Mayor Tom Weisner is urging the Aurora Housing Authority to pull in the reins on plans to redevelop the troubled Jericho Circle housing complex on the city’s west side.

Weisner said Tuesday he wants to begin a broader discussion about affordable housing solutions for the entire city before focusing on any single development.

A few aldermen and housing authority board members asked for increased communication between the two groups and a deliberate slowdown in the process of possibly rebuilding public housing at Jericho Circle.

“The way that we’ve been proceeding in these last few months seems like its going entirely too fast,” Alderman-at-Large Richard Irvin said. “Putting (redevelopment) off another year is not going to kill anybody. It’ll open up lines of communication and make it so we all know what needs to be done.”

But a slowdown may not come. The housing authority’s chairman, Al Schuler, said the authority is facing a late September or early October deadline to apply for low-income housing tax certificates. In order to apply, the authority needs to know whether it will redevelop Jericho Circle or find another way to provide more housing units, he said.

Reading from a resolution, Schuler said the authority “would consider alternatives to its existing redevelopment plans, but if no viable alternatives were arrived at in a timely fashion, the AHA would proceed in its application concerning its existing chosen site.”

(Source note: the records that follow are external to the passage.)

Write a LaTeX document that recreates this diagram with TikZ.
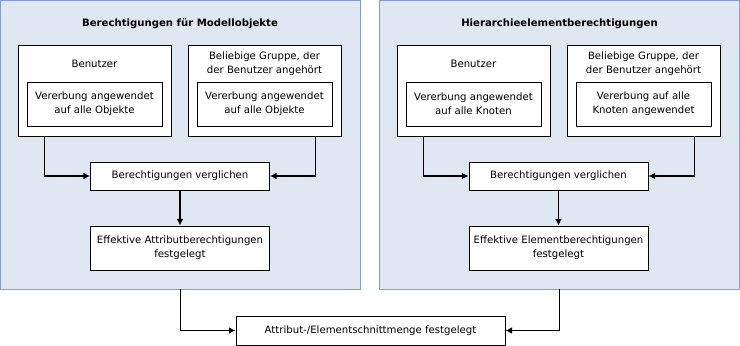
\documentclass[tikz,border=0pt]{standalone}
\usepackage{fontspec}
\setmainfont{DejaVu Sans}
\usepackage{tikz}
\usetikzlibrary{positioning,calc}
\usetikzlibrary{arrows.meta}
\definecolor{PanelFill}{RGB}{223,231,242}
\definecolor{PanelEdge}{RGB}{126,158,212}
\tikzset{
  panel/.style={draw=PanelEdge,fill=PanelFill,line width=0.6pt,inner sep=0pt,
    minimum width=269.6pt,minimum height=216.4pt},
  box/.style={draw=black,fill=white,line width=0.6pt,inner sep=0pt,align=center},
  outer/.style={box,minimum width=114.75pt,minimum height=68.25pt},
  inner/.style={box,minimum width=101.25pt,minimum height=33pt},
  step2/.style={box,minimum width=134.25pt,minimum height=21pt},
  step3/.style={box,minimum width=134.25pt,minimum height=33pt},
  txt/.style={align=center,inner sep=0pt},
  ttl/.style={txt,font=\fontsize{7.6}{10.5}\selectfont\bfseries},
}
\tikzset{arr/.style={draw=black,line width=1.1pt,-{Latex[length=5pt,width=5pt]}}}

\begin{document}
\begin{tikzpicture}[x=0.75pt,y=-0.75pt,font=\fontsize{7.6}{10.5}\selectfont]
\useasboundingbox (0,0) rectangle (740,346);
% left panel: model objects
\node[panel] (lpan) at (180.25,144.75) {};
\node[ttl] (lttl) at (180,24) {Berechtigungen für Modellobjekte};
\node[outer] (lusr) at (94.5,90.5) {};
\node[txt] (lusrtxt) at (94.5,64) {Benutzer};
\node[inner] (lusrin) at (94.5,104) {Vererbung angewendet\\auf alle Objekte};
\node[outer] (lgrp) at (264.5,90.5) {};
\node[txt] (lgrptxt) at (264.5,64) {Beliebige Gruppe, der\\der Benutzer angehört};
\node[inner] (lgrpin) at (264.5,104) {Vererbung angewendet\\auf alle Objekte};
\node[step2] (lcmp) at (180,176) {Berechtigungen verglichen};
\node[step3] (leff) at (180,248) {Effektive Attributberechtigungen\\festgelegt};
% right panel: hierarchy elements
\node[panel] (rpan) at (559.5,144.75) {};
\node[ttl] (rttl) at (559.5,24) {Hierarchieelementberechtigungen};
\node[outer] (rusr) at (473.5,90.5) {};
\node[txt] (rusrtxt) at (473.5,64) {Benutzer};
\node[inner] (rusrin) at (473.5,104) {Vererbung angewendet\\auf alle Knoten};
\node[outer] (rgrp) at (643.5,90.5) {};
\node[txt] (rgrptxt) at (643.5,64) {Beliebige Gruppe, der\\der Benutzer angehört};
\node[inner] (rgrpin) at (643.5,104) {Vererbung auf alle\\Knoten angewendet};
\node[step2] (rcmp) at (558.5,176) {Berechtigungen verglichen};
\node[step3] (reff) at (558.5,248) {Effektive Elementberechtigungen\\festgelegt};
% result
\node[box,minimum width=201.75pt,minimum height=21.75pt] (res) at (370.5,330.5) {Attribut-/Elementschnittmenge festgelegt};
\draw[arr] ([xshift=20.25pt]lusr.south west) |- (lcmp.west);
\draw[arr] ([xshift=-19.5pt]lgrp.south east) |- (lcmp.east);
\draw[arr] (lcmp) -- (leff);
\draw[arr] ([xshift=20.25pt]rusr.south west) |- (rcmp.west);
\draw[arr] ([xshift=-19.5pt]rgrp.south east) |- (rcmp.east);
\draw[arr] (rcmp) -- (reff);
\draw[arr] (lpan.south) |- (res.west);
\draw[arr] (rpan.south) |- (res.east);
\end{tikzpicture}
\end{document}
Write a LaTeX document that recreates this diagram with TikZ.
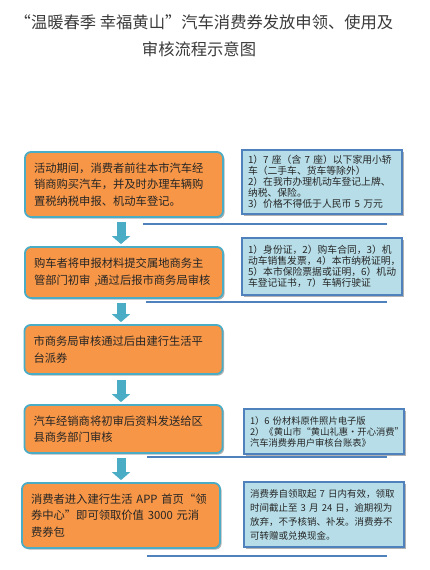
\documentclass[tikz,border=0pt]{standalone}
\usepackage{fontspec}
\setmainfont{Noto Sans CJK SC}
\usetikzlibrary{arrows.meta,shadows}
\definecolor{orangefill}{HTML}{F79646}
\definecolor{aquaborder}{HTML}{4BACC6}
\definecolor{bluefill}{HTML}{B7DEE8}
\definecolor{blueborder}{HTML}{4F81BD}
\definecolor{titlegray}{HTML}{3A3A3A}
\begin{document}
\begin{tikzpicture}[x=1pt,y=-1pt,
  stepbox/.style={draw=aquaborder, line width=1.8pt, fill=orangefill, rounded corners=6pt,
    text width=180pt, align=left, inner sep=0pt, minimum width=198pt,
    font=\fontsize{11.3}{16.5}\selectfont, text=black!85,
    drop shadow={shadow xshift=1.6pt, shadow yshift=-1.6pt, fill=black, opacity=0.3}},
  notebox/.style={draw=blueborder, line width=1.1pt, fill=bluefill,
    text width=148pt, align=left, inner sep=0pt, minimum width=160pt,
    font=\fontsize{9.8}{11}\selectfont, text=black!85,
    drop shadow={shadow xshift=1.6pt, shadow yshift=-1.6pt, fill=black, opacity=0.3}},
  flowarrow/.style={draw=aquaborder, line width=9pt, -{Triangle[width=18pt,length=8pt]}},
  sepline/.style={draw=blueborder, line width=1.2pt},
  titletext/.style={font=\fontsize{16.3}{20}\selectfont, text=titlegray, inner sep=0pt}]
\useasboundingbox (0,0) rectangle (429,570);

\node[titletext] (t1) at (204,22) {“温暖春季 幸福黄山”汽车消费券发放申领、使用及};
\node[titletext] (t2) at (199,49) {审核流程示意图};

\node[stepbox, minimum height=65pt] (b1) at (124,184.5)
  {活动期间，消费者前往本市汽车经\\销商购买汽车，并及时办理车辆购\\置税纳税申报、机动车登记。};
\node[stepbox, minimum height=51pt] (b2) at (124,272.5)
  {购车者将申报材料提交属地商务主\\管部门初审~,通过后报市商务局审核};
\node[stepbox, minimum height=49pt] (b3) at (123.5,349.5)
  {市商务局审核通过后由建行生活平\\台派券};
\node[stepbox, minimum height=48pt] (b4) at (123.5,429)
  {汽车经销商将初审后资料发送给区\\县商务部门审核};
\node[stepbox, minimum height=65pt] (b5) at (121,515.5)
  {消费者进入建行生活~APP~首页“领\\券中心”即可领取价值~3000~元消\\费券包};

\node[notebox, minimum height=64pt] (n1) at (322,182)
  {1）7~座（含~7~座）以下家用小轿\\车（二手车、货车等除外）\\2）在我市办理机动车登记上牌、\\纳税、保险。\\3）价格不得低于人民币~5~万元};
\node[notebox, minimum height=57pt] (n2) at (322,266.5)
  {1）身份证，2）购车合同，3）机\\动车销售发票，4）本市纳税证明，\\5）本市保险票据或证明，6）机动\\车登记证书，7）车辆行驶证};
\node[notebox, minimum height=45pt, font=\fontsize{9.3}{11}\selectfont] (n4) at (324,431.5)
  {1）6~份材料原件照片电子版\\2）《黄山市“黄山礼惠·开心消费”\\汽车消费券用户审核台账表》};
\node[notebox, minimum height=65pt, font=\fontsize{9.5}{14}\selectfont] (n5) at (324,514.5)
  {消费券自领取起~7~日内有效，领取\\时间截止至~3~月~24~日，逾期视为\\放弃，不予核销、补发。消费券不\\可转赠或兑换现金。};

\draw[flowarrow] ([xshift=-3pt,yshift=-4pt]b1.south) -- ([xshift=-3pt,yshift=2pt]b2.north);
\draw[flowarrow] ([xshift=-3pt,yshift=-4pt]b2.south) -- ([xshift=-2.5pt,yshift=2pt]b3.north);
\draw[flowarrow] ([xshift=-2.5pt,yshift=-5pt]b3.south) -- ([xshift=-2.5pt,yshift=2pt]b4.north);
\draw[flowarrow] ([xshift=-2.5pt,yshift=-4pt]b4.south) -- ([xshift=0pt,yshift=2pt]b5.north);

\draw[sepline] (143,224) -- (387,224);
\draw[sepline] (146,302) -- (387,302);
\draw[sepline] (147,457) -- (387,457);
\draw[sepline] (147,556) -- (387,556);
\end{tikzpicture}
\end{document}
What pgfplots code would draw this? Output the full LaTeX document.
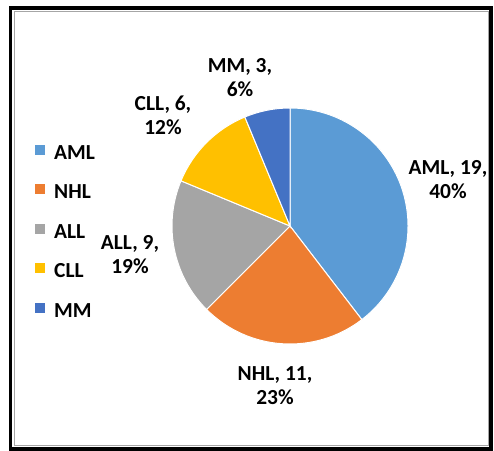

The housing authority wants to tear down 145 housing units at Jericho Circle and replace them with units for people with different incomes. Redeveloping the site will help the authority fulfill its obligation of providing housing assistance for Aurora residents, including 1,086 on a waiting list, Schuler said.

The site, however, is not ideal for a public housing development, Weisner and others say. It lacks public transportation, nearby jobs, grocery stores and other amenities, opponents say.

“Not only does the Jericho site fail to meet these conditions, it is the antithesis of the optimal site,” Weisner wrote in an Aug. 10 letter to Schuler.

Regardless of what the housing authority does with Jericho Circle, Weisner said he intends to start a careful examination of fair and affordable housing citywide.

“We’re going to lead a process that looks at the whole community, looks at the future of the community, looks at affordable housing, engages all the stakeholders from the get go,” Weisner said. “Hopefully the AHA will be a part of that stakeholder group.”

The discussion of Jericho Circle’s future took place at a meeting of the city council’s committee of the whole after Weisner, Alderman Rick Lawrence and Schuler spent about three weeks exchanging lengthy letters on the topic.

At least one housing authority board member said she agrees the city and the housing authority need to work together on providing shelter. Others indicated they’re open to slowing down the housing development process to examine options other than Jericho Circle.

“The reality is we need the city in order to further what we want to do, in order to further housing in Aurora. So we can’t be enemies,” housing authority board member Myrna Molina said. “We need to sit at the table. We need to figure out how we’re going to work together.”